If you are in the creative industry in any shape or form, drop everything and go see the amazing Thomas Heatherwick, Designing The Extraordinary exhibition at the V&A. The man’s a genius. From the paper strip gallery guide you hand crank off at the entrance to the new London double decker bus design, the trip into Heatherwick’s mind and manner of working is a complete treat. His ideas seem based in a fascination with organic shapes and simple, clear but very bold construction stripped of fiddly bits. Everything he designs looks so obviously the very best and most innovative way to do something, you can’t imagine why no one thought to do it that way before.

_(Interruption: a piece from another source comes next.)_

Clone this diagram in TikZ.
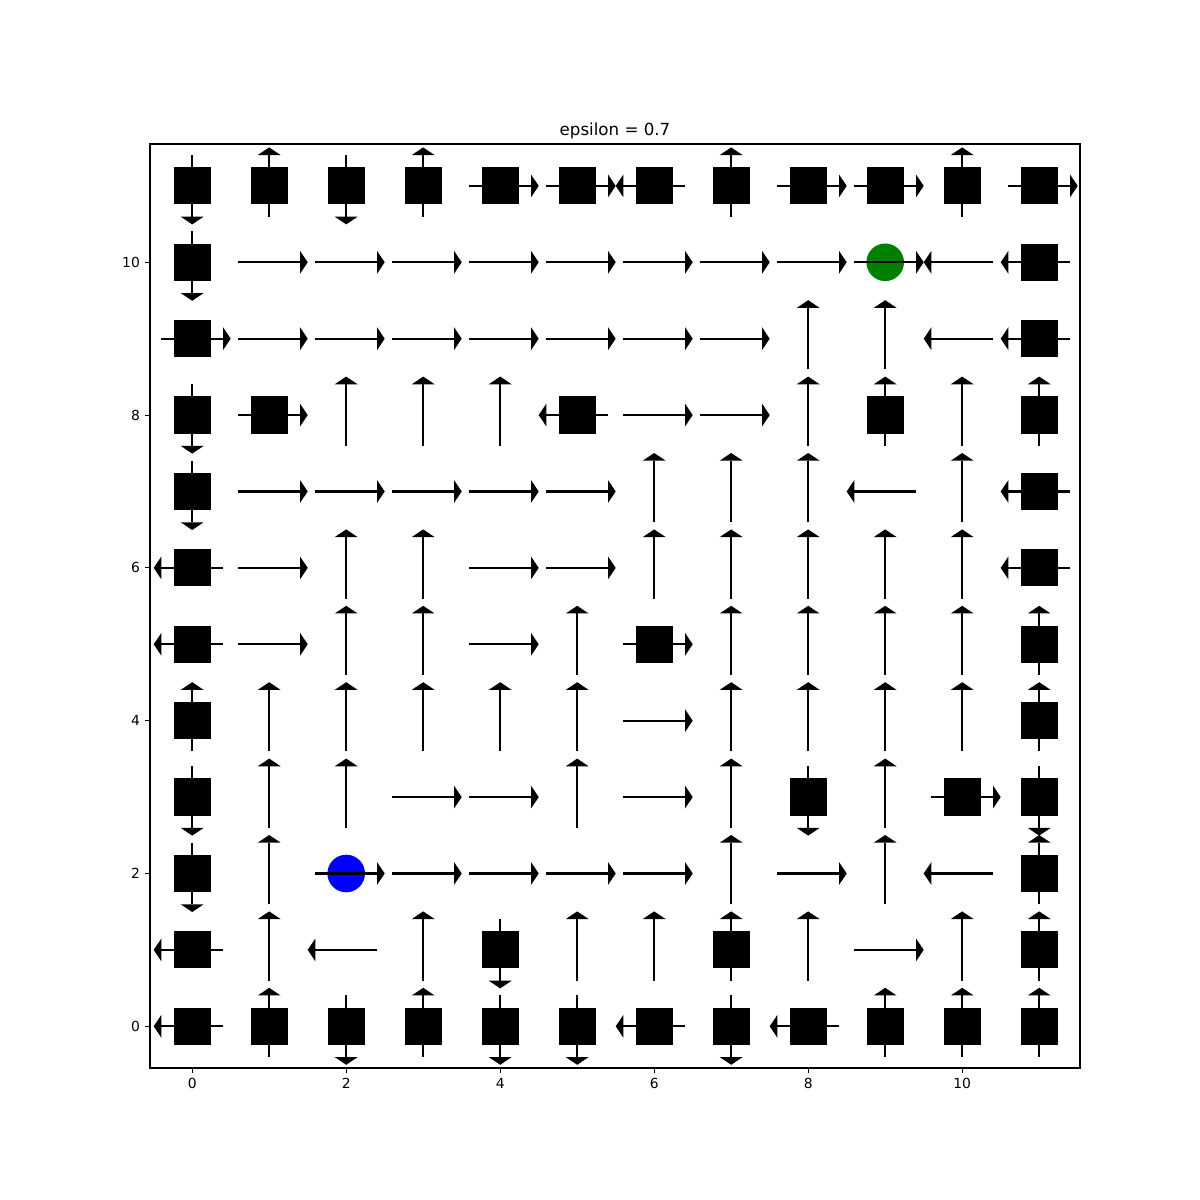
\documentclass[tikz,border=0pt]{standalone}
\usepackage{fontspec}
\setmainfont{DejaVu Sans}
\definecolor{mplgreen}{HTML}{008000}
\definecolor{mplblue}{HTML}{0000FF}
\tikzset{
  polline/.style={line width=1.05pt, line cap=butt},
  polhead/.style={fill=black},
  wallsq/.style={fill=black},
  frameline/.style={line width=0.56pt},
  tickline/.style={line width=0.56pt},
  ticklab/.style={font=\fontsize{6.94}{8}\selectfont, inner sep=0pt},
}
\newcommand\polarrow[3]{%
  \begin{scope}[shift={(#1,#2)},rotate=#3]
    \draw[polline] (-0.4,0) -- (0.4,0);
    \fill[polhead] (0.4,0.15) -- (0.5,0) -- (0.4,-0.15) -- cycle;
  \end{scope}}
\newcommand\wallbox[2]{\fill[wallsq] (#1,#2) ++(-9.3pt,-9.3pt) rectangle ++(18.6pt,18.6pt);}
\begin{document}
\begin{tikzpicture}
\useasboundingbox (0,0) rectangle (600pt,600pt);
\fill[white] (0,0) rectangle (600pt,600pt);
% title
\node[anchor=base, inner sep=0pt, font=\fontsize{8.33}{10}\selectfont] (title) at (307.5pt,532.2pt) {epsilon = 0.7};
\begin{scope}[shift={(96.1pt,86.85pt)}, x=38.5pt, y=38.2pt]
  % walls
  \foreach \i in {0,...,11} {\wallbox{\i}{11} \wallbox{\i}{0}}
  \foreach \i/\j in {0/10,11/10,0/9,11/9,0/8,1/8,5/8,9/8,11/8,0/7,11/7,0/6,11/6,0/5,6/5,11/5,0/4,11/4,0/3,8/3,10/3,11/3,0/2,11/2,0/1,4/1,7/1,11/1}
    {\wallbox{\i}{\j}}
  % start and goal
  \fill[mplgreen] (9,10) circle (9.4pt);
  \fill[mplblue] (2,2) circle (9.4pt);
  % policy arrows
  \foreach \i/\a in {0/270,1/90,2/270,3/90,4/0,5/0,6/180,7/90,8/0,9/0,10/90,11/0} {\polarrow{\i}{11}{\a}}
  \foreach \i/\a in {0/270,1/0,2/0,3/0,4/0,5/0,6/0,7/0,8/0,9/0,10/180,11/180} {\polarrow{\i}{10}{\a}}
  \foreach \i/\a in {0/0,1/0,2/0,3/0,4/0,5/0,6/0,7/0,8/90,9/90,10/180,11/180} {\polarrow{\i}{9}{\a}}
  \foreach \i/\a in {0/270,1/0,2/90,3/90,4/90,5/180,6/0,7/0,8/90,9/90,10/90,11/90} {\polarrow{\i}{8}{\a}}
  \foreach \i/\a in {0/270,1/0,2/0,3/0,4/0,5/0,6/90,7/90,8/90,9/180,10/90,11/180} {\polarrow{\i}{7}{\a}}
  \foreach \i/\a in {0/180,1/0,2/90,3/90,4/0,5/0,6/90,7/90,8/90,9/90,10/90,11/180} {\polarrow{\i}{6}{\a}}
  \foreach \i/\a in {0/180,1/0,2/90,3/90,4/0,5/90,6/0,7/90,8/90,9/90,10/90,11/90} {\polarrow{\i}{5}{\a}}
  \foreach \i/\a in {0/90,1/90,2/90,3/90,4/90,5/90,6/0,7/90,8/90,9/90,10/90,11/90} {\polarrow{\i}{4}{\a}}
  \foreach \i/\a in {0/270,1/90,2/90,3/0,4/0,5/90,6/0,7/90,8/270,9/90,10/0,11/270} {\polarrow{\i}{3}{\a}}
  \foreach \i/\a in {0/270,1/90,2/0,3/0,4/0,5/0,6/0,7/90,8/0,9/90,10/180,11/90} {\polarrow{\i}{2}{\a}}
  \foreach \i/\a in {0/180,1/90,2/180,3/90,4/270,5/90,6/90,7/90,8/90,9/0,10/90,11/90} {\polarrow{\i}{1}{\a}}
  \foreach \i/\a in {0/180,1/90,2/270,3/90,4/270,5/270,6/180,7/270,8/180,9/90,10/90,11/90} {\polarrow{\i}{0}{\a}}
  % ticks
  \foreach \t in {0,2,...,10} {
    \coordinate (xt\t) at (\t,-0.5458);
    \draw[tickline] (xt\t) -- ++(0,-2.43pt);
    \node[ticklab, anchor=north] (xl\t) at ([yshift=-4.86pt]xt\t) {\t};
    \coordinate (yt\t) at (-0.548,\t);
    \draw[tickline] (yt\t) -- ++(-2.43pt,0);
    \node[ticklab, anchor=east] (yl\t) at ([xshift=-4.86pt]yt\t) {\t};
  }
\end{scope}
% axes frame
\draw[frameline] (75pt,66pt) rectangle (540pt,528pt);
\end{tikzpicture}
\end{document}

My absolute favourite section concerns birthday and Christmas cards. Be careful not to miss the small video explaining how a very young Heatherwick (primary school age by the looks of the handwriting) made stonkingly clever birthday cards for his family. I would love to have known what Mr and Mrs Heatherwick said to each other when they got the first of these beautifully constructed cards. They must have been a bit taken aback,: when most kids were still learning to colour inside the lines he was cantilevering cardboard into 3D shapes Michelangelo would have been proud of.
For years the Heatherwick Studio produced ingeniously crafted Christmas cards that carried on this idea, coming up with unique designs that played with the concept of receiving and sending mail. Check out how the circular post office stamp turns into the ‘baubles’ on the stamp tree. All these photos are illegal by the way, since we weren’t supposed to take any in the show and covert is not conducive to quality. Apols’.
There is so much to see, from the seed packed perspex wands that studded the Seed Cathedral at the Shanghai Expo to the frankly amazing threaded glass balls in the Bleigiessen sculpture at the Wellcome Foundation. It’s an uplifting experience to see the great work done by Heatherwick and his studio, try and go if you can, or perhaps catch Heatherwick talking about the show here if you can’t make it. On at the V&A until the 30th September.